Material:
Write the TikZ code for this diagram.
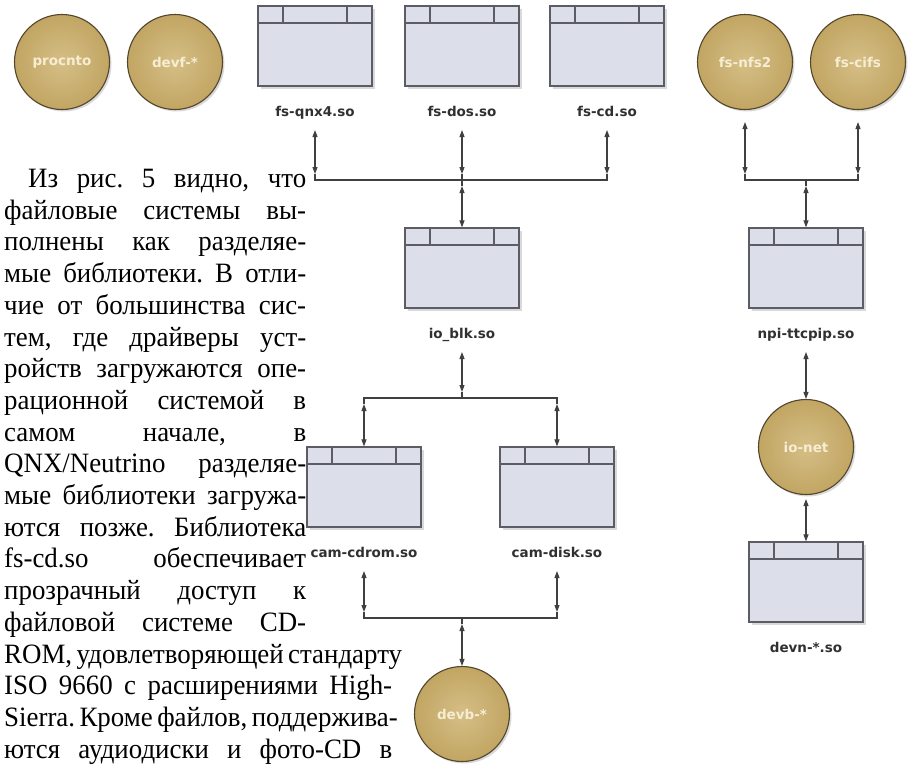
\documentclass[tikz,border=0pt]{standalone}
\usepackage{fontspec}
\setmainfont{Liberation Serif}[FakeStretch=0.96]
\newfontfamily\labelfont{DejaVu Sans}
\usepackage{xcolor}
\usetikzlibrary{positioning,calc,shadows,arrows.meta}

\definecolor{gold}{HTML}{CBAE68}
\definecolor{goldline}{HTML}{54452C}
\definecolor{cream}{HTML}{F6EDD2}
\definecolor{boxfill}{HTML}{DCDEEA}
\definecolor{boxline}{HTML}{5C5C64}
\definecolor{lblgray}{HTML}{303030}
\definecolor{wirecol}{HTML}{404040}

\newcommand{\jl}[1]{\hbox to 302pt{#1}}
\newcommand{\jw}[1]{\hbox to 388pt{#1}}

\begin{document}
\begin{tikzpicture}
  [x=1pt,y=-1pt,
   proc/.style={circle,minimum size=95pt,inner sep=0pt,draw=goldline,line width=1.1pt,
     inner color=gold!80!white,outer color=gold!95!black,
     drop shadow={shadow xshift=2pt,shadow yshift=-2pt,opacity=.3},
     text=cream,font=\labelfont\bfseries\fontsize{13.5}{16}\selectfont},
   lib/.style={rectangle,minimum width=114pt,minimum height=80pt,inner sep=0pt,
     fill=boxfill,draw=boxline,line width=1.2pt,
     drop shadow={shadow xshift=3pt,shadow yshift=-3pt,opacity=.3},
     path picture={
       \draw[boxline,line width=1.2pt]
         ([yshift=-17pt]path picture bounding box.north west) -- ([yshift=-17pt]path picture bounding box.north east)
         ([xshift=25pt]path picture bounding box.north west) -- ([xshift=25pt,yshift=-17pt]path picture bounding box.north west)
         ([xshift=-25pt]path picture bounding box.north east) -- ([xshift=-25pt,yshift=-17pt]path picture bounding box.north east);}},
   lbl/.style={font=\labelfont\bfseries\fontsize{13.5}{16}\selectfont,text=lblgray,
     text height=10pt,text depth=3pt,inner xsep=2pt,inner ysep=10pt},
   wire/.style={draw=wirecol,line width=1.1pt},
   dbl/.style={wire,{Triangle[length=7pt,width=5pt]}-{Triangle[length=7pt,width=5pt]}},
   body/.style={inner sep=0pt,anchor=north west,font=\fontsize{28}{31.7}\selectfont}]
  \useasboundingbox (0,0) rectangle (916,769);

  % text beside the figure
  \node[body] (para) at (4,169) {\vbox{\baselineskip=31.7pt\frenchspacing
    \jl{\hspace*{24pt}Из рис. 5 видно, что}
    \jl{файловые системы вы-}
    \jl{полнены как разделяе-}
    \jl{мые библиотеки. В отли-}
    \jl{чие от большинства сис-}
    \jl{тем, где драйверы уст-}
    \jl{ройств загружаются опе-}
    \jl{рационной системой в}
    \jl{самом начале, в}
    \jl{QNX/Neutrino разделяе-}
    \jl{мые библиотеки загружа-}
    \jl{ются позже. Библиотека}
    \jl{fs-cd.so обеспечивает}
    \jl{прозрачный доступ к}
    \jl{файловой системе CD-}
    \jw{ROM, удовлетворяющей стандарту}
    \jw{ISO 9660 с расширениями High-}
    \jw{Sierra. Кроме файлов, поддержива-}
    \jw{ются аудиодиски и фото-CD в}}};

  % processes
  \node[proc] (procnto) at (62,62) {procnto};
  \node[proc] (devf) at (175,62) {devf-*};
  \node[proc] (nfs) at (745,62) {fs-nfs2};
  \node[proc] (cifs) at (858,62) {fs-cifs};
  \node[proc] (ionet) at (806,447) {io-net};
  \node[proc] (devb) at (462,714) {devb-*};

  % shared libraries
  \node[lib] (qnx) at (315,46) {};
  \node[lib] (dos) at (462,46) {};
  \node[lib] (cd) at (607,46) {};
  \node[lib] (blk) at (462,268) {};
  \node[lib] (npi) at (806,268) {};
  \node[lib] (cdrom) at (364,487) {};
  \node[lib] (disk) at (557,487) {};
  \node[lib] (devn) at (806,582) {};
  \foreach \n/\t in {qnx/fs-qnx4.so,dos/fs-dos.so,cd/fs-cd.so,blk/io\_blk.so,
      npi/npi-ttcpip.so,cdrom/cam-cdrom.so,disk/cam-disk.so,devn/devn-*.so}
    \node[lbl,below=10pt of \n] (\n-lbl) {\t};

  % buses
  \coordinate (fsbus) at (462,180);
  \coordinate (netbus) at (806,180);
  \coordinate (cambus) at (462,398);
  \coordinate (devbus) at (462,618);

  % file systems -> io_blk
  \foreach \n in {qnx,dos,cd} {
    \coordinate (\n-up) at ($(\n-lbl |- fsbus)+(0,-6)$);
    \draw[dbl] (\n-lbl) -- (\n-up);
  }
  \draw[wire] (qnx-up) -- (qnx-up |- fsbus) -- (cd-up |- fsbus) -- (cd-up);
  \draw[wire] (dos-up) -- ($(fsbus)+(0,6)$) coordinate (fs-dn);
  \draw[dbl] (fs-dn) -- (blk);

  % network file systems -> npi-ttcpip
  \foreach \n in {nfs,cifs} {
    \coordinate (\n-up) at ($(\n |- netbus)+(0,-6)$);
    \draw[dbl,shorten <=12pt] (\n) -- (\n-up);
  }
  \draw[wire] (nfs-up) -- (nfs-up |- netbus) -- (cifs-up |- netbus) -- (cifs-up);
  \draw[wire] (netbus) -- ($(netbus)+(0,6)$) coordinate (net-dn);
  \draw[dbl] (net-dn) -- (npi);
  \draw[dbl] (npi-lbl) -- (ionet);
  \draw[dbl,shorten <=4pt] (ionet) -- (devn);

  % io_blk -> cam
  \coordinate (blk-dn) at ($(cambus)+(0,-6)$);
  \draw[dbl] (blk-lbl) -- (blk-dn);
  \draw[wire] (blk-dn) -- (cambus);
  \foreach \n in {cdrom,disk} {
    \coordinate (\n-top) at ($(\n |- cambus)+(0,6)$);
    \draw[dbl] (\n-top) -- (\n);
  }
  \draw[wire] (cdrom-top) -- (cdrom-top |- cambus) -- (disk-top |- cambus) -- (disk-top);

  % cam -> devb
  \foreach \n in {cdrom,disk} {
    \coordinate (\n-bot) at ($(\n-lbl |- devbus)+(0,-6)$);
    \draw[dbl] (\n-lbl) -- (\n-bot);
  }
  \draw[wire] (cdrom-bot) -- (cdrom-bot |- devbus) -- (disk-bot |- devbus) -- (disk-bot);
  \draw[wire] (devbus) -- ($(devbus)+(0,6)$) coordinate (dev-dn);
  \draw[dbl] (dev-dn) -- (devb);
\end{tikzpicture}
\end{document}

Set problem: All of the material above is to be copied exactly, except for its images.

Answer in full:
Write the TikZ code for this diagram.
\documentclass[tikz,border=0pt]{standalone}
\usepackage{fontspec}
\setmainfont{Liberation Serif}[FakeStretch=0.96]
\newfontfamily\labelfont{DejaVu Sans}
\usepackage{xcolor}
\usetikzlibrary{positioning,calc,shadows,arrows.meta}

\definecolor{gold}{HTML}{CBAE68}
\definecolor{goldline}{HTML}{54452C}
\definecolor{cream}{HTML}{F6EDD2}
\definecolor{boxfill}{HTML}{DCDEEA}
\definecolor{boxline}{HTML}{5C5C64}
\definecolor{lblgray}{HTML}{303030}
\definecolor{wirecol}{HTML}{404040}

\newcommand{\jl}[1]{\hbox to 302pt{#1}}
\newcommand{\jw}[1]{\hbox to 388pt{#1}}

\begin{document}
\begin{tikzpicture}
  [x=1pt,y=-1pt,
   proc/.style={circle,minimum size=95pt,inner sep=0pt,draw=goldline,line width=1.1pt,
     inner color=gold!80!white,outer color=gold!95!black,
     drop shadow={shadow xshift=2pt,shadow yshift=-2pt,opacity=.3},
     text=cream,font=\labelfont\bfseries\fontsize{13.5}{16}\selectfont},
   lib/.style={rectangle,minimum width=114pt,minimum height=80pt,inner sep=0pt,
     fill=boxfill,draw=boxline,line width=1.2pt,
     drop shadow={shadow xshift=3pt,shadow yshift=-3pt,opacity=.3},
     path picture={
       \draw[boxline,line width=1.2pt]
         ([yshift=-17pt]path picture bounding box.north west) -- ([yshift=-17pt]path picture bounding box.north east)
         ([xshift=25pt]path picture bounding box.north west) -- ([xshift=25pt,yshift=-17pt]path picture bounding box.north west)
         ([xshift=-25pt]path picture bounding box.north east) -- ([xshift=-25pt,yshift=-17pt]path picture bounding box.north east);}},
   lbl/.style={font=\labelfont\bfseries\fontsize{13.5}{16}\selectfont,text=lblgray,
     text height=10pt,text depth=3pt,inner xsep=2pt,inner ysep=10pt},
   wire/.style={draw=wirecol,line width=1.1pt},
   dbl/.style={wire,{Triangle[length=7pt,width=5pt]}-{Triangle[length=7pt,width=5pt]}},
   body/.style={inner sep=0pt,anchor=north west,font=\fontsize{28}{31.7}\selectfont}]
  \useasboundingbox (0,0) rectangle (916,769);

  % text beside the figure
  \node[body] (para) at (4,169) {\vbox{\baselineskip=31.7pt\frenchspacing
    \jl{\hspace*{24pt}Из рис. 5 видно, что}
    \jl{файловые системы вы-}
    \jl{полнены как разделяе-}
    \jl{мые библиотеки. В отли-}
    \jl{чие от большинства сис-}
    \jl{тем, где драйверы уст-}
    \jl{ройств загружаются опе-}
    \jl{рационной системой в}
    \jl{самом начале, в}
    \jl{QNX/Neutrino разделяе-}
    \jl{мые библиотеки загружа-}
    \jl{ются позже. Библиотека}
    \jl{fs-cd.so обеспечивает}
    \jl{прозрачный доступ к}
    \jl{файловой системе CD-}
    \jw{ROM, удовлетворяющей стандарту}
    \jw{ISO 9660 с расширениями High-}
    \jw{Sierra. Кроме файлов, поддержива-}
    \jw{ются аудиодиски и фото-CD в}}};

  % processes
  \node[proc] (procnto) at (62,62) {procnto};
  \node[proc] (devf) at (175,62) {devf-*};
  \node[proc] (nfs) at (745,62) {fs-nfs2};
  \node[proc] (cifs) at (858,62) {fs-cifs};
  \node[proc] (ionet) at (806,447) {io-net};
  \node[proc] (devb) at (462,714) {devb-*};

  % shared libraries
  \node[lib] (qnx) at (315,46) {};
  \node[lib] (dos) at (462,46) {};
  \node[lib] (cd) at (607,46) {};
  \node[lib] (blk) at (462,268) {};
  \node[lib] (npi) at (806,268) {};
  \node[lib] (cdrom) at (364,487) {};
  \node[lib] (disk) at (557,487) {};
  \node[lib] (devn) at (806,582) {};
  \foreach \n/\t in {qnx/fs-qnx4.so,dos/fs-dos.so,cd/fs-cd.so,blk/io\_blk.so,
      npi/npi-ttcpip.so,cdrom/cam-cdrom.so,disk/cam-disk.so,devn/devn-*.so}
    \node[lbl,below=10pt of \n] (\n-lbl) {\t};

  % buses
  \coordinate (fsbus) at (462,180);
  \coordinate (netbus) at (806,180);
  \coordinate (cambus) at (462,398);
  \coordinate (devbus) at (462,618);

  % file systems -> io_blk
  \foreach \n in {qnx,dos,cd} {
    \coordinate (\n-up) at ($(\n-lbl |- fsbus)+(0,-6)$);
    \draw[dbl] (\n-lbl) -- (\n-up);
  }
  \draw[wire] (qnx-up) -- (qnx-up |- fsbus) -- (cd-up |- fsbus) -- (cd-up);
  \draw[wire] (dos-up) -- ($(fsbus)+(0,6)$) coordinate (fs-dn);
  \draw[dbl] (fs-dn) -- (blk);

  % network file systems -> npi-ttcpip
  \foreach \n in {nfs,cifs} {
    \coordinate (\n-up) at ($(\n |- netbus)+(0,-6)$);
    \draw[dbl,shorten <=12pt] (\n) -- (\n-up);
  }
  \draw[wire] (nfs-up) -- (nfs-up |- netbus) -- (cifs-up |- netbus) -- (cifs-up);
  \draw[wire] (netbus) -- ($(netbus)+(0,6)$) coordinate (net-dn);
  \draw[dbl] (net-dn) -- (npi);
  \draw[dbl] (npi-lbl) -- (ionet);
  \draw[dbl,shorten <=4pt] (ionet) -- (devn);

  % io_blk -> cam
  \coordinate (blk-dn) at ($(cambus)+(0,-6)$);
  \draw[dbl] (blk-lbl) -- (blk-dn);
  \draw[wire] (blk-dn) -- (cambus);
  \foreach \n in {cdrom,disk} {
    \coordinate (\n-top) at ($(\n |- cambus)+(0,6)$);
    \draw[dbl] (\n-top) -- (\n);
  }
  \draw[wire] (cdrom-top) -- (cdrom-top |- cambus) -- (disk-top |- cambus) -- (disk-top);

  % cam -> devb
  \foreach \n in {cdrom,disk} {
    \coordinate (\n-bot) at ($(\n-lbl |- devbus)+(0,-6)$);
    \draw[dbl] (\n-lbl) -- (\n-bot);
  }
  \draw[wire] (cdrom-bot) -- (cdrom-bot |- devbus) -- (disk-bot |- devbus) -- (disk-bot);
  \draw[wire] (devbus) -- ($(devbus)+(0,6)$) coordinate (dev-dn);
  \draw[dbl] (dev-dn) -- (devb);
\end{tikzpicture}
\end{document}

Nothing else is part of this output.